Wearing a pink head scarf, Yousafzai told UN Secretary-General Ban Ki-moon and nearly 1,000 students from around the world attending a Youth Assembly that education was the only way to improve lives. She appealed for compulsory free schooling for all children.

"Let us pick up our books and pens. They are our most powerful weapons. One child, one teacher, one pen and one book can change the world. Education is the only solution," she said.

Yousafzai was shot in the head at close range by Taliban gunmen in October as she left school in Pakistan's Swat Valley, northwest of the country's capital Islamabad, after campaigning against the Taliban efforts to prevent women's education.

She presented Ban with a petition signed by nearly 4 million people in support of 57 million children who are not able to go to school and demanding that world leaders fund new teachers, schools and books and end child labour, marriage and trafficking.

UN special envoy for global education, former British Prime Minister Gordon Brown, said Friday's event was not just a celebration of Malala's birthday and her recovery, but of her vision. "Her dream that nothing, no political indifference, no government inaction, no intimidation, no threats, no assassin's bullets should ever deny the right of every single child ... to be able to go to school," said Brown.

Pakistan has 5 million children out of school, a number only surpassed by Nigeria, which has more than 10 million children out of school, according to UN cultural agency UNESCO. Most of those are girls.

Islamist gunmen killed 27 students and a teacher on Saturday in a boarding school in northeast Nigeria.

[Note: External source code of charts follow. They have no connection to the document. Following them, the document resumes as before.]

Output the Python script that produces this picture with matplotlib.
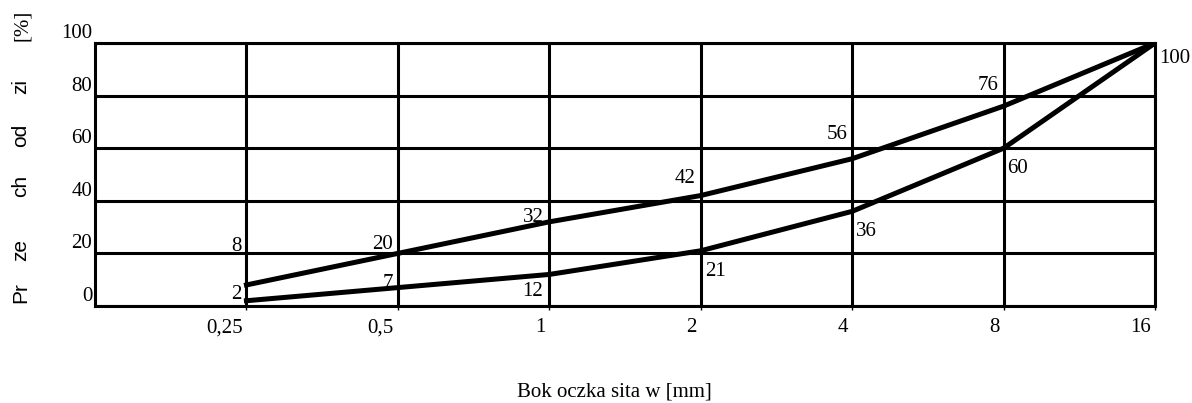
import matplotlib.pyplot as plt
import matplotlib.transforms as mtransforms

# data
sieve = [0.25, 0.5, 1, 2, 4, 8, 16]
sieve_labels = ['0,25', '0,5', '1', '2', '4', '8', '16']
upper = [8, 20, 32, 42, 56, 76, 100]
lower = [2, 7, 12, 21, 36, 60, 100]
y_ticks = [0, 20, 40, 60, 80, 100]

serif = 'Liberation Serif'
sans = 'Liberation Sans'
fs = 15

fig = plt.figure(figsize=(11.92, 4.03), dpi=100)
ax = fig.add_axes([0.0797, 0.2407, 0.8893, 0.6526])

ax.set_xscale('log', base=2)
ax.set_xlim(0.125, 16)
ax.set_ylim(0, 100)

ax.plot(sieve, upper, color='black', lw=3.6, solid_joinstyle='round', zorder=3)
ax.plot(sieve, lower, color='black', lw=3.6, solid_joinstyle='round', zorder=3)

# grid
for x in sieve:
    ax.axvline(x, color='black', lw=2.2, zorder=2)
for y in y_ticks:
    ax.axhline(y, color='black', lw=2.2, zorder=2)
for s in ax.spines.values():
    s.set_linewidth(2.2)

ax.set_xticks(sieve)
ax.set_xticklabels(sieve_labels, fontfamily=serif, fontsize=fs)
ax.xaxis.set_minor_locator(plt.NullLocator())
ax.tick_params(axis='x', length=3, width=1, pad=6)
shift = mtransforms.ScaledTranslation(-4 / 100, 0, fig.dpi_scale_trans)
for lab in ax.get_xticklabels():
    lab.set_ha('right')
    lab.set_transform(lab.get_transform() + shift)

ax.set_yticks(y_ticks)
ax.set_yticklabels([str(v) for v in y_ticks], fontfamily=serif, fontsize=fs, va='bottom')
ax.tick_params(axis='y', length=0, pad=2)

fig.text(614 / 1192, 11 / 403, 'Bok oczka sita w [mm]', ha='center', va='center',
         fontfamily=serif, fontsize=fs)

# point labels, offsets in pixels
up_off = [(-5, 38), (-5, 9), (-5, 4), (-5, 17), (-5, 24), (-5, 21), (4, -15)]
lo_off = [(-5, 6), (-5, 4), (-6, -17), (4, -21), (4, -20), (4, -20)]
pts = [(x, v, o) for x, v, o in zip(sieve, upper, up_off)]
pts += [(x, v, o) for x, v, o in zip(sieve, lower, lo_off)]
for x, v, (dx, dy) in pts:
    ax.annotate(str(v), (x, v), xytext=(dx * 0.72, dy * 0.72), textcoords='offset points',
                ha='left' if dx > 0 else 'right', va='center',
                fontfamily=serif, fontsize=fs, annotation_clip=False)

# rotated y label, spaced the way the original is
for word, yc in [('Pr', 293), ('ze', 250), ('ch', 186), ('od', 135), ('zi', 86)]:
    fig.text(21 / 1192, 1 - yc / 403, word, rotation=90, ha='center', va='center',
             fontfamily=sans, fontsize=fs)
fig.text(22 / 1192, 1 - 25 / 403, '[%]', rotation=90, ha='center', va='center',
         fontfamily=serif, fontsize=fs)

fig.savefig('out.png', dpi=100)
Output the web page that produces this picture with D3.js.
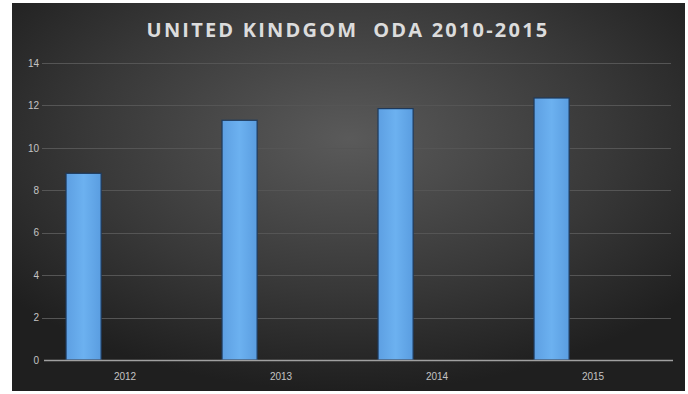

It was the deadliest of at least three attacks on schools in Nigeria since the military launched an offensive in May to try to crush Islamist insurgent group Boko Haram, whose nickname translates as "Western education is sinful" in the northern Hausa language.

The Taliban claimed responsibility for the assassination attempt on Yousafzai, calling her efforts pro-Western. Two of her classmates were also wounded. Yousafzai was treated in Britain, where doctors mended parts of her skull with a titanium plate. Unable to safely return to Pakistan, she started at a school in Birmingham in March.